Work to be completed. Images are not part of the copy; write out the rest of the data exactly as given.

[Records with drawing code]
---+---

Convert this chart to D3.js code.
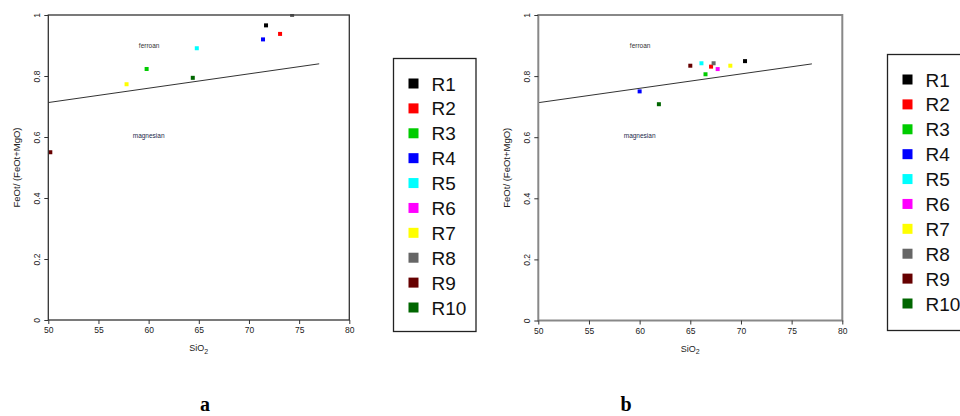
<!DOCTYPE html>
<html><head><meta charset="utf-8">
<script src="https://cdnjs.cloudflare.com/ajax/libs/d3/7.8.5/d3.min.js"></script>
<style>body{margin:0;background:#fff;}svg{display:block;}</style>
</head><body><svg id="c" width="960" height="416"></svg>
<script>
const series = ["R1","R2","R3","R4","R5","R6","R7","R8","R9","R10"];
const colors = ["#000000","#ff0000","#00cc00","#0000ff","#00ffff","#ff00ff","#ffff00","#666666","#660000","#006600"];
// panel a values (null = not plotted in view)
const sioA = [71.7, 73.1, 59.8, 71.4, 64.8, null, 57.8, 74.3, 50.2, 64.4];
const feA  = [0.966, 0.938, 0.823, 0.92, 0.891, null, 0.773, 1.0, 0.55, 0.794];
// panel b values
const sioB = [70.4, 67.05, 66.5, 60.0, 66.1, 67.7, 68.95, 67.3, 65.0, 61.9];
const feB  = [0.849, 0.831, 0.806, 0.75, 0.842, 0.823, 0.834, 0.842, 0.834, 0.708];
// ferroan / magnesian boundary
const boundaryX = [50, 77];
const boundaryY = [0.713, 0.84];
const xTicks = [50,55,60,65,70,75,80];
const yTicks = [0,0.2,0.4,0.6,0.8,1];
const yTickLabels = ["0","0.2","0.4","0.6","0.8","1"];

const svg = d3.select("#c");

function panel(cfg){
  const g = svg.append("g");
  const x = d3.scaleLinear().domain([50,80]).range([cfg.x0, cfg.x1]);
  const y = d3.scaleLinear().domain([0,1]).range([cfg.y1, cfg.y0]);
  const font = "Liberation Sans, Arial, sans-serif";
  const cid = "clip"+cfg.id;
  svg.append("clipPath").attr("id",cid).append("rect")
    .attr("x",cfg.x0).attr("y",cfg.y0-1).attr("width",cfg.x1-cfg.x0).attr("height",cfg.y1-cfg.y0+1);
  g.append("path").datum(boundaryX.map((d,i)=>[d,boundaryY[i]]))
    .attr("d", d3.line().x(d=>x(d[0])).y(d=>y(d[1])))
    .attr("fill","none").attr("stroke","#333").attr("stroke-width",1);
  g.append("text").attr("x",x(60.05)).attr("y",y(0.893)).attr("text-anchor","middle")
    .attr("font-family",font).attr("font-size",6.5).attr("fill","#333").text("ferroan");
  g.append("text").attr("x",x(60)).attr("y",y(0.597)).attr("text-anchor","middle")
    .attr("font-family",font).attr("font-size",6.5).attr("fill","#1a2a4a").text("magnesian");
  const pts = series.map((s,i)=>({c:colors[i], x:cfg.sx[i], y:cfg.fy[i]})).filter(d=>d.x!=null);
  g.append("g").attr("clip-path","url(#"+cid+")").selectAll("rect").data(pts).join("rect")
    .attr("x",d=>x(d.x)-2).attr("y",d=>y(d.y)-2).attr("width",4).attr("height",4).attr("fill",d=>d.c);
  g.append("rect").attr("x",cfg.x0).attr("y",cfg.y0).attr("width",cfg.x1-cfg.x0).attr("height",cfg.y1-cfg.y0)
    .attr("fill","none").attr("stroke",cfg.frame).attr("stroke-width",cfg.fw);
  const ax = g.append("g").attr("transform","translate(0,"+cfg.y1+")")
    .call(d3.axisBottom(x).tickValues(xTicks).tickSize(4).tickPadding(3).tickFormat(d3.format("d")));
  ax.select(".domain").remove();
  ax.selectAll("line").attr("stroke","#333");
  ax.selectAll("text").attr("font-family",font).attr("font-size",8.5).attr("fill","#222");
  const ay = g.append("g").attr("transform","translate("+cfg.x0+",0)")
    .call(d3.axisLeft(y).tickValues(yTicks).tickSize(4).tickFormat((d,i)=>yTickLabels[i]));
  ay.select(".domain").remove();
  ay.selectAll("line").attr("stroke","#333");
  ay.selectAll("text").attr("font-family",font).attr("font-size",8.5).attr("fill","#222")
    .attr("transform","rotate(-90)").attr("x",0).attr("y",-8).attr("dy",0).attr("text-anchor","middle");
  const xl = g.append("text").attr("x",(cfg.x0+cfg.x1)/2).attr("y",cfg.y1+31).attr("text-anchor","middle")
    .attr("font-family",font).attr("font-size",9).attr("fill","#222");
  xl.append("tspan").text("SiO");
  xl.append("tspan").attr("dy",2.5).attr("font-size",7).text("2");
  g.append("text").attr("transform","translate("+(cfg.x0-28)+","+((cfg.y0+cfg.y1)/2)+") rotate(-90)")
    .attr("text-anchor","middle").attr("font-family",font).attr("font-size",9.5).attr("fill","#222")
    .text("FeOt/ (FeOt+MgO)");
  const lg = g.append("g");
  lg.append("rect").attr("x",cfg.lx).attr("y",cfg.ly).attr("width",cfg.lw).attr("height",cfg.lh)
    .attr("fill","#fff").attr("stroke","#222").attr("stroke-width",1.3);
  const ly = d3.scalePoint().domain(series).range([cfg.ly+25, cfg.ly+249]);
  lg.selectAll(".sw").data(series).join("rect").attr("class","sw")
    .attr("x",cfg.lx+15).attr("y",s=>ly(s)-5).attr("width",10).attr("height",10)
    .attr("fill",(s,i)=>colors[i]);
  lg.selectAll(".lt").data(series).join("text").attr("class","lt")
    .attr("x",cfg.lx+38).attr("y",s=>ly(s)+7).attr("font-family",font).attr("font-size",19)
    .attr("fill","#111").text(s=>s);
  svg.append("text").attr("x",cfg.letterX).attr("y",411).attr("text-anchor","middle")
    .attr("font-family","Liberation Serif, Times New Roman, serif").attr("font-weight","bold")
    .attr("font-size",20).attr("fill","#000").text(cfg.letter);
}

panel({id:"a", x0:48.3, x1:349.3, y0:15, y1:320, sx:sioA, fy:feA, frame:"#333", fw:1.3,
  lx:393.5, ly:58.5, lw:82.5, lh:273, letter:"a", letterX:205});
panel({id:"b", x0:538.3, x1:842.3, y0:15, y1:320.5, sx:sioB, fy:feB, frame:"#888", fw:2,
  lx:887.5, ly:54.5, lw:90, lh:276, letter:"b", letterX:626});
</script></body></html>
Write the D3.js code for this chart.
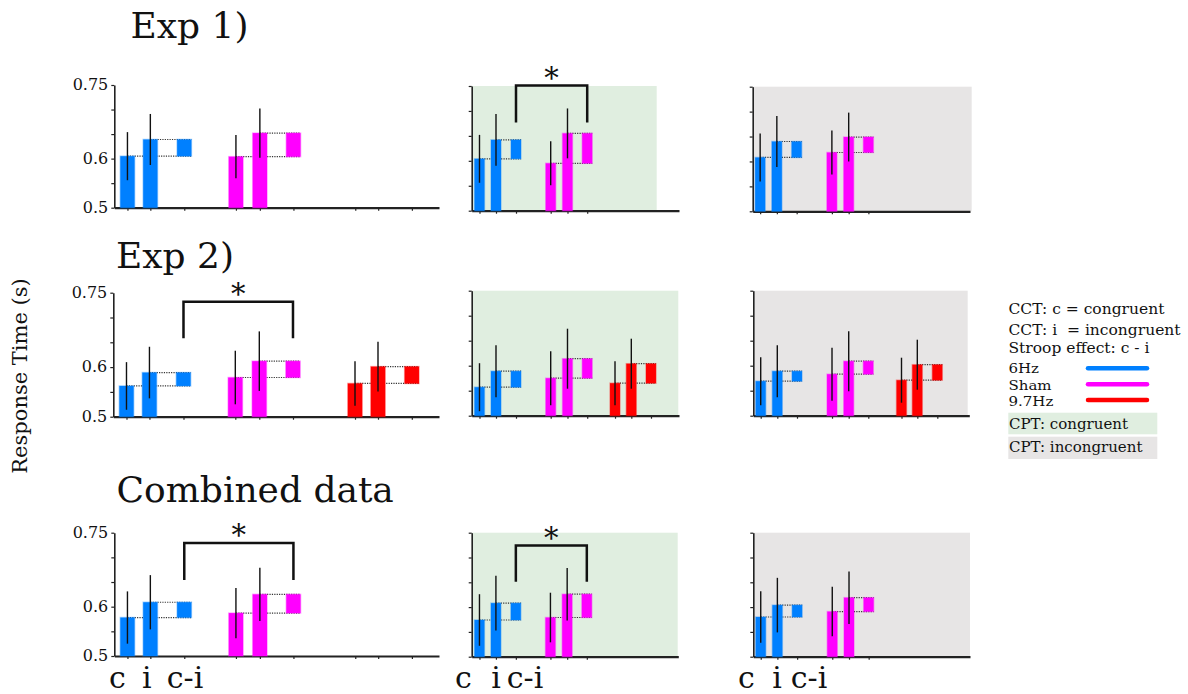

---+---

Solved exercise.
Convert this chart to D3.js code.
<!DOCTYPE html>
<html><head><meta charset="utf-8">
<script src="https://cdnjs.cloudflare.com/ajax/libs/d3/7.8.5/d3.min.js"></script>
<style>body{margin:0;background:#fff;}svg{display:block;}</style>
</head><body><svg id="c" width="960" height="416"></svg>
<script>
const series = ["R1","R2","R3","R4","R5","R6","R7","R8","R9","R10"];
const colors = ["#000000","#ff0000","#00cc00","#0000ff","#00ffff","#ff00ff","#ffff00","#666666","#660000","#006600"];
// panel a values (null = not plotted in view)
const sioA = [71.7, 73.1, 59.8, 71.4, 64.8, null, 57.8, 74.3, 50.2, 64.4];
const feA  = [0.966, 0.938, 0.823, 0.92, 0.891, null, 0.773, 1.0, 0.55, 0.794];
// panel b values
const sioB = [70.4, 67.05, 66.5, 60.0, 66.1, 67.7, 68.95, 67.3, 65.0, 61.9];
const feB  = [0.849, 0.831, 0.806, 0.75, 0.842, 0.823, 0.834, 0.842, 0.834, 0.708];
// ferroan / magnesian boundary
const boundaryX = [50, 77];
const boundaryY = [0.713, 0.84];
const xTicks = [50,55,60,65,70,75,80];
const yTicks = [0,0.2,0.4,0.6,0.8,1];
const yTickLabels = ["0","0.2","0.4","0.6","0.8","1"];

const svg = d3.select("#c");

function panel(cfg){
  const g = svg.append("g");
  const x = d3.scaleLinear().domain([50,80]).range([cfg.x0, cfg.x1]);
  const y = d3.scaleLinear().domain([0,1]).range([cfg.y1, cfg.y0]);
  const font = "Liberation Sans, Arial, sans-serif";
  const cid = "clip"+cfg.id;
  svg.append("clipPath").attr("id",cid).append("rect")
    .attr("x",cfg.x0).attr("y",cfg.y0-1).attr("width",cfg.x1-cfg.x0).attr("height",cfg.y1-cfg.y0+1);
  g.append("path").datum(boundaryX.map((d,i)=>[d,boundaryY[i]]))
    .attr("d", d3.line().x(d=>x(d[0])).y(d=>y(d[1])))
    .attr("fill","none").attr("stroke","#333").attr("stroke-width",1);
  g.append("text").attr("x",x(60.05)).attr("y",y(0.893)).attr("text-anchor","middle")
    .attr("font-family",font).attr("font-size",6.5).attr("fill","#333").text("ferroan");
  g.append("text").attr("x",x(60)).attr("y",y(0.597)).attr("text-anchor","middle")
    .attr("font-family",font).attr("font-size",6.5).attr("fill","#1a2a4a").text("magnesian");
  const pts = series.map((s,i)=>({c:colors[i], x:cfg.sx[i], y:cfg.fy[i]})).filter(d=>d.x!=null);
  g.append("g").attr("clip-path","url(#"+cid+")").selectAll("rect").data(pts).join("rect")
    .attr("x",d=>x(d.x)-2).attr("y",d=>y(d.y)-2).attr("width",4).attr("height",4).attr("fill",d=>d.c);
  g.append("rect").attr("x",cfg.x0).attr("y",cfg.y0).attr("width",cfg.x1-cfg.x0).attr("height",cfg.y1-cfg.y0)
    .attr("fill","none").attr("stroke",cfg.frame).attr("stroke-width",cfg.fw);
  const ax = g.append("g").attr("transform","translate(0,"+cfg.y1+")")
    .call(d3.axisBottom(x).tickValues(xTicks).tickSize(4).tickPadding(3).tickFormat(d3.format("d")));
  ax.select(".domain").remove();
  ax.selectAll("line").attr("stroke","#333");
  ax.selectAll("text").attr("font-family",font).attr("font-size",8.5).attr("fill","#222");
  const ay = g.append("g").attr("transform","translate("+cfg.x0+",0)")
    .call(d3.axisLeft(y).tickValues(yTicks).tickSize(4).tickFormat((d,i)=>yTickLabels[i]));
  ay.select(".domain").remove();
  ay.selectAll("line").attr("stroke","#333");
  ay.selectAll("text").attr("font-family",font).attr("font-size",8.5).attr("fill","#222")
    .attr("transform","rotate(-90)").attr("x",0).attr("y",-8).attr("dy",0).attr("text-anchor","middle");
  const xl = g.append("text").attr("x",(cfg.x0+cfg.x1)/2).attr("y",cfg.y1+31).attr("text-anchor","middle")
    .attr("font-family",font).attr("font-size",9).attr("fill","#222");
  xl.append("tspan").text("SiO");
  xl.append("tspan").attr("dy",2.5).attr("font-size",7).text("2");
  g.append("text").attr("transform","translate("+(cfg.x0-28)+","+((cfg.y0+cfg.y1)/2)+") rotate(-90)")
    .attr("text-anchor","middle").attr("font-family",font).attr("font-size",9.5).attr("fill","#222")
    .text("FeOt/ (FeOt+MgO)");
  const lg = g.append("g");
  lg.append("rect").attr("x",cfg.lx).attr("y",cfg.ly).attr("width",cfg.lw).attr("height",cfg.lh)
    .attr("fill","#fff").attr("stroke","#222").attr("stroke-width",1.3);
  const ly = d3.scalePoint().domain(series).range([cfg.ly+25, cfg.ly+249]);
  lg.selectAll(".sw").data(series).join("rect").attr("class","sw")
    .attr("x",cfg.lx+15).attr("y",s=>ly(s)-5).attr("width",10).attr("height",10)
    .attr("fill",(s,i)=>colors[i]);
  lg.selectAll(".lt").data(series).join("text").attr("class","lt")
    .attr("x",cfg.lx+38).attr("y",s=>ly(s)+7).attr("font-family",font).attr("font-size",19)
    .attr("fill","#111").text(s=>s);
  svg.append("text").attr("x",cfg.letterX).attr("y",411).attr("text-anchor","middle")
    .attr("font-family","Liberation Serif, Times New Roman, serif").attr("font-weight","bold")
    .attr("font-size",20).attr("fill","#000").text(cfg.letter);
}

panel({id:"a", x0:48.3, x1:349.3, y0:15, y1:320, sx:sioA, fy:feA, frame:"#333", fw:1.3,
  lx:393.5, ly:58.5, lw:82.5, lh:273, letter:"a", letterX:205});
panel({id:"b", x0:538.3, x1:842.3, y0:15, y1:320.5, sx:sioB, fy:feB, frame:"#888", fw:2,
  lx:887.5, ly:54.5, lw:90, lh:276, letter:"b", letterX:626});
</script></body></html>
Write the D3.js code for this chart.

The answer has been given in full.